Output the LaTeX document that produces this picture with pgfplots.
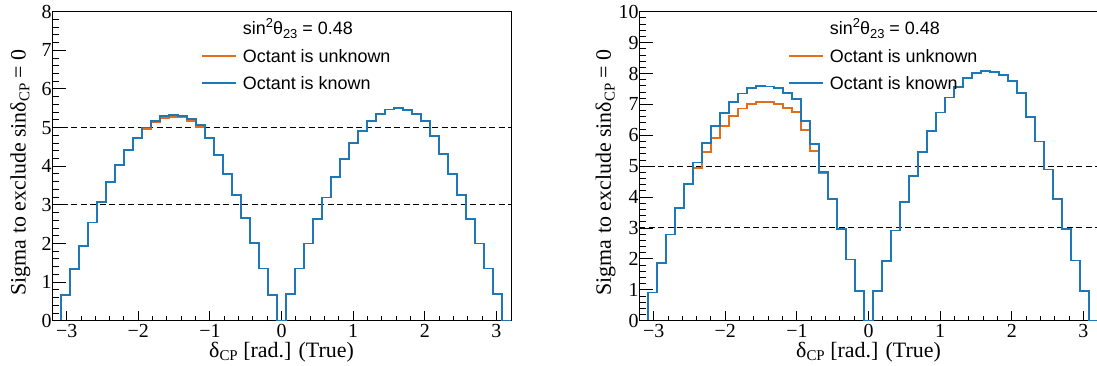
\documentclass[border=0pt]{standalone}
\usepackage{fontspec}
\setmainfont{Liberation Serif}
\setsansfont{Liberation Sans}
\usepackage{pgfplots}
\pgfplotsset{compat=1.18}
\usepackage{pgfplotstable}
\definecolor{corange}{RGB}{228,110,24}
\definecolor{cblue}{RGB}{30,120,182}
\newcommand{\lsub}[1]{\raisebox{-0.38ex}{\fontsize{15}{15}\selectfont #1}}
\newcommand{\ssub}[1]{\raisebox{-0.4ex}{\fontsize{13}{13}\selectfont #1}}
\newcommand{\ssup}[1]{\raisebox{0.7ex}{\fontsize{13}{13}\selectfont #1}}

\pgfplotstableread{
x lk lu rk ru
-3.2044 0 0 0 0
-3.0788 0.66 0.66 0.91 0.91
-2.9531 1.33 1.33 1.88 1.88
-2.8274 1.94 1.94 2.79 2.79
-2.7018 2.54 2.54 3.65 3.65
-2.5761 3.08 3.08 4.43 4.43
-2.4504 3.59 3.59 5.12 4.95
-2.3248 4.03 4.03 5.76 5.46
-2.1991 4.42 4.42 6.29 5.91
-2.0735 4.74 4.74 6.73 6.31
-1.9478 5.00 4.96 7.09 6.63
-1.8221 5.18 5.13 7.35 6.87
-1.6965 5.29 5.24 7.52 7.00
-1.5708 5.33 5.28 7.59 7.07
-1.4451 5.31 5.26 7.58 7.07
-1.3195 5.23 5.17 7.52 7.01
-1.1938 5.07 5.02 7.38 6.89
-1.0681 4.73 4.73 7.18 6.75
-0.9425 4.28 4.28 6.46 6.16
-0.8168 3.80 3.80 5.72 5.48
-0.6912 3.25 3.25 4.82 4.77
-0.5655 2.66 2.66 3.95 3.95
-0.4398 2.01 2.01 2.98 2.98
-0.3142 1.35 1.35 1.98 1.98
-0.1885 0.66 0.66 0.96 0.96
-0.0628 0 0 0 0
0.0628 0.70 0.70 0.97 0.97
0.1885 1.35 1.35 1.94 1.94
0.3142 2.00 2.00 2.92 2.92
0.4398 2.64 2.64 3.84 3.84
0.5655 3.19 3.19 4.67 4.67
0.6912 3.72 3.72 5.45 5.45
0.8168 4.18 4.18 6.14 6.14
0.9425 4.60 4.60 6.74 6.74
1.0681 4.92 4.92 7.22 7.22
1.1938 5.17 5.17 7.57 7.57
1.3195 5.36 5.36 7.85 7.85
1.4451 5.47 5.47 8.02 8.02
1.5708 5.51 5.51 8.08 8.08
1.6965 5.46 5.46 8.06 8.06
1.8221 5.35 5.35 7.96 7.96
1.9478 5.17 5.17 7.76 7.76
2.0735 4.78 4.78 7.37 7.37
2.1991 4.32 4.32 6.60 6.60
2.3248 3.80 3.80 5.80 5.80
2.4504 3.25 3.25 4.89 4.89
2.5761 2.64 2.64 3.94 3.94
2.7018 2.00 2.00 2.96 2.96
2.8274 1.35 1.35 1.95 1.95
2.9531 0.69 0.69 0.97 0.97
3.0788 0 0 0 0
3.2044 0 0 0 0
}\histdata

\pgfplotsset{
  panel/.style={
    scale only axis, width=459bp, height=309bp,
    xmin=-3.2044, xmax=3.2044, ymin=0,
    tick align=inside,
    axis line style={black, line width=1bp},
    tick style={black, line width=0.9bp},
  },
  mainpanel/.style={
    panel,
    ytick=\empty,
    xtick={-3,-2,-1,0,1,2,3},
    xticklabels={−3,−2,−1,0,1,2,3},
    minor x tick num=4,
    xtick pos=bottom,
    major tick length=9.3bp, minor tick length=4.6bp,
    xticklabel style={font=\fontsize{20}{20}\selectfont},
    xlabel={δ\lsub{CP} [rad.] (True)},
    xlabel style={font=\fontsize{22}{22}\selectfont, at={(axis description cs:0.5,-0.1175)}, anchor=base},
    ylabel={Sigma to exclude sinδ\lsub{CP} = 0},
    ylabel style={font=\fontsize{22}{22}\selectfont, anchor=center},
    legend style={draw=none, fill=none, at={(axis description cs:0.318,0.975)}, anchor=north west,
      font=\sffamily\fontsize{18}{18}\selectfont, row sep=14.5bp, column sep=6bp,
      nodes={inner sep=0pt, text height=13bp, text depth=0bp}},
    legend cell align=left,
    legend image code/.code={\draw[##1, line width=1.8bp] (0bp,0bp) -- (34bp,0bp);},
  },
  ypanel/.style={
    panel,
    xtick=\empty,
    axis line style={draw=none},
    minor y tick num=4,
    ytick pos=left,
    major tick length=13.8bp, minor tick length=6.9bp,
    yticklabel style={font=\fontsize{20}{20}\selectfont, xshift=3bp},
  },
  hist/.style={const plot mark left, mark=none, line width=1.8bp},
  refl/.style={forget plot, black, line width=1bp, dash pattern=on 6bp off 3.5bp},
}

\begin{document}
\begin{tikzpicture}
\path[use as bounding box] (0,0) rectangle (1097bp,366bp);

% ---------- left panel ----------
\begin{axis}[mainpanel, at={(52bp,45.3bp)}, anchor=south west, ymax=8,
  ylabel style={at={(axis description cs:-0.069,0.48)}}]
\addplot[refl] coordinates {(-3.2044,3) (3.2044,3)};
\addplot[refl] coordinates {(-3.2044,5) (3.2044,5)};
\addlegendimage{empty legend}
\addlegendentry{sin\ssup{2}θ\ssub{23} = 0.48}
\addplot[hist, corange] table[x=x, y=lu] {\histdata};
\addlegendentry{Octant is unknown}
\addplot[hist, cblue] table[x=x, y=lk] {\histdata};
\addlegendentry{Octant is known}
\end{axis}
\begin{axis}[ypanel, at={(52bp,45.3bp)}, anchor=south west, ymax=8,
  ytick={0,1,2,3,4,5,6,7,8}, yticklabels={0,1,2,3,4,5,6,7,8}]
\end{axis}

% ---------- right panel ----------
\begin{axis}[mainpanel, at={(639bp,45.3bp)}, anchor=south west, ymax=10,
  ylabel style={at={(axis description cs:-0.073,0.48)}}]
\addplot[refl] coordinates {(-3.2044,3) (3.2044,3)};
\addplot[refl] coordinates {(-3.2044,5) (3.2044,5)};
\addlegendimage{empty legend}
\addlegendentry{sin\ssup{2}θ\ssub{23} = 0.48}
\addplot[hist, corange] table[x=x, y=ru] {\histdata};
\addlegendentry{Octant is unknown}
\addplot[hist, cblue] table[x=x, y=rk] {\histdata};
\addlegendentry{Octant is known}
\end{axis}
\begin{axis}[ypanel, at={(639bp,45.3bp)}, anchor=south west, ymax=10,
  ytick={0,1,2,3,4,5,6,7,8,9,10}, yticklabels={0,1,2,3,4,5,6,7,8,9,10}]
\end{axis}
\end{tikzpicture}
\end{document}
===============
Extract every line of the data exactly; pictures stay out.

Output the LaTeX document that produces this picture with pgfplots.
\documentclass[border=0pt]{standalone}
\usepackage{fontspec}
\setmainfont{Liberation Serif}
\setsansfont{Liberation Sans}
\usepackage{pgfplots}
\pgfplotsset{compat=1.18}
\usepackage{pgfplotstable}
\definecolor{corange}{RGB}{228,110,24}
\definecolor{cblue}{RGB}{30,120,182}
\newcommand{\lsub}[1]{\raisebox{-0.38ex}{\fontsize{15}{15}\selectfont #1}}
\newcommand{\ssub}[1]{\raisebox{-0.4ex}{\fontsize{13}{13}\selectfont #1}}
\newcommand{\ssup}[1]{\raisebox{0.7ex}{\fontsize{13}{13}\selectfont #1}}

\pgfplotstableread{
x lk lu rk ru
-3.2044 0 0 0 0
-3.0788 0.66 0.66 0.91 0.91
-2.9531 1.33 1.33 1.88 1.88
-2.8274 1.94 1.94 2.79 2.79
-2.7018 2.54 2.54 3.65 3.65
-2.5761 3.08 3.08 4.43 4.43
-2.4504 3.59 3.59 5.12 4.95
-2.3248 4.03 4.03 5.76 5.46
-2.1991 4.42 4.42 6.29 5.91
-2.0735 4.74 4.74 6.73 6.31
-1.9478 5.00 4.96 7.09 6.63
-1.8221 5.18 5.13 7.35 6.87
-1.6965 5.29 5.24 7.52 7.00
-1.5708 5.33 5.28 7.59 7.07
-1.4451 5.31 5.26 7.58 7.07
-1.3195 5.23 5.17 7.52 7.01
-1.1938 5.07 5.02 7.38 6.89
-1.0681 4.73 4.73 7.18 6.75
-0.9425 4.28 4.28 6.46 6.16
-0.8168 3.80 3.80 5.72 5.48
-0.6912 3.25 3.25 4.82 4.77
-0.5655 2.66 2.66 3.95 3.95
-0.4398 2.01 2.01 2.98 2.98
-0.3142 1.35 1.35 1.98 1.98
-0.1885 0.66 0.66 0.96 0.96
-0.0628 0 0 0 0
0.0628 0.70 0.70 0.97 0.97
0.1885 1.35 1.35 1.94 1.94
0.3142 2.00 2.00 2.92 2.92
0.4398 2.64 2.64 3.84 3.84
0.5655 3.19 3.19 4.67 4.67
0.6912 3.72 3.72 5.45 5.45
0.8168 4.18 4.18 6.14 6.14
0.9425 4.60 4.60 6.74 6.74
1.0681 4.92 4.92 7.22 7.22
1.1938 5.17 5.17 7.57 7.57
1.3195 5.36 5.36 7.85 7.85
1.4451 5.47 5.47 8.02 8.02
1.5708 5.51 5.51 8.08 8.08
1.6965 5.46 5.46 8.06 8.06
1.8221 5.35 5.35 7.96 7.96
1.9478 5.17 5.17 7.76 7.76
2.0735 4.78 4.78 7.37 7.37
2.1991 4.32 4.32 6.60 6.60
2.3248 3.80 3.80 5.80 5.80
2.4504 3.25 3.25 4.89 4.89
2.5761 2.64 2.64 3.94 3.94
2.7018 2.00 2.00 2.96 2.96
2.8274 1.35 1.35 1.95 1.95
2.9531 0.69 0.69 0.97 0.97
3.0788 0 0 0 0
3.2044 0 0 0 0
}\histdata

\pgfplotsset{
  panel/.style={
    scale only axis, width=459bp, height=309bp,
    xmin=-3.2044, xmax=3.2044, ymin=0,
    tick align=inside,
    axis line style={black, line width=1bp},
    tick style={black, line width=0.9bp},
  },
  mainpanel/.style={
    panel,
    ytick=\empty,
    xtick={-3,-2,-1,0,1,2,3},
    xticklabels={−3,−2,−1,0,1,2,3},
    minor x tick num=4,
    xtick pos=bottom,
    major tick length=9.3bp, minor tick length=4.6bp,
    xticklabel style={font=\fontsize{20}{20}\selectfont},
    xlabel={δ\lsub{CP} [rad.] (True)},
    xlabel style={font=\fontsize{22}{22}\selectfont, at={(axis description cs:0.5,-0.1175)}, anchor=base},
    ylabel={Sigma to exclude sinδ\lsub{CP} = 0},
    ylabel style={font=\fontsize{22}{22}\selectfont, anchor=center},
    legend style={draw=none, fill=none, at={(axis description cs:0.318,0.975)}, anchor=north west,
      font=\sffamily\fontsize{18}{18}\selectfont, row sep=14.5bp, column sep=6bp,
      nodes={inner sep=0pt, text height=13bp, text depth=0bp}},
    legend cell align=left,
    legend image code/.code={\draw[##1, line width=1.8bp] (0bp,0bp) -- (34bp,0bp);},
  },
  ypanel/.style={
    panel,
    xtick=\empty,
    axis line style={draw=none},
    minor y tick num=4,
    ytick pos=left,
    major tick length=13.8bp, minor tick length=6.9bp,
    yticklabel style={font=\fontsize{20}{20}\selectfont, xshift=3bp},
  },
  hist/.style={const plot mark left, mark=none, line width=1.8bp},
  refl/.style={forget plot, black, line width=1bp, dash pattern=on 6bp off 3.5bp},
}

\begin{document}
\begin{tikzpicture}
\path[use as bounding box] (0,0) rectangle (1097bp,366bp);

% ---------- left panel ----------
\begin{axis}[mainpanel, at={(52bp,45.3bp)}, anchor=south west, ymax=8,
  ylabel style={at={(axis description cs:-0.069,0.48)}}]
\addplot[refl] coordinates {(-3.2044,3) (3.2044,3)};
\addplot[refl] coordinates {(-3.2044,5) (3.2044,5)};
\addlegendimage{empty legend}
\addlegendentry{sin\ssup{2}θ\ssub{23} = 0.48}
\addplot[hist, corange] table[x=x, y=lu] {\histdata};
\addlegendentry{Octant is unknown}
\addplot[hist, cblue] table[x=x, y=lk] {\histdata};
\addlegendentry{Octant is known}
\end{axis}
\begin{axis}[ypanel, at={(52bp,45.3bp)}, anchor=south west, ymax=8,
  ytick={0,1,2,3,4,5,6,7,8}, yticklabels={0,1,2,3,4,5,6,7,8}]
\end{axis}

% ---------- right panel ----------
\begin{axis}[mainpanel, at={(639bp,45.3bp)}, anchor=south west, ymax=10,
  ylabel style={at={(axis description cs:-0.073,0.48)}}]
\addplot[refl] coordinates {(-3.2044,3) (3.2044,3)};
\addplot[refl] coordinates {(-3.2044,5) (3.2044,5)};
\addlegendimage{empty legend}
\addlegendentry{sin\ssup{2}θ\ssub{23} = 0.48}
\addplot[hist, corange] table[x=x, y=ru] {\histdata};
\addlegendentry{Octant is unknown}
\addplot[hist, cblue] table[x=x, y=rk] {\histdata};
\addlegendentry{Octant is known}
\end{axis}
\begin{axis}[ypanel, at={(639bp,45.3bp)}, anchor=south west, ymax=10,
  ytick={0,1,2,3,4,5,6,7,8,9,10}, yticklabels={0,1,2,3,4,5,6,7,8,9,10}]
\end{axis}
\end{tikzpicture}
\end{document}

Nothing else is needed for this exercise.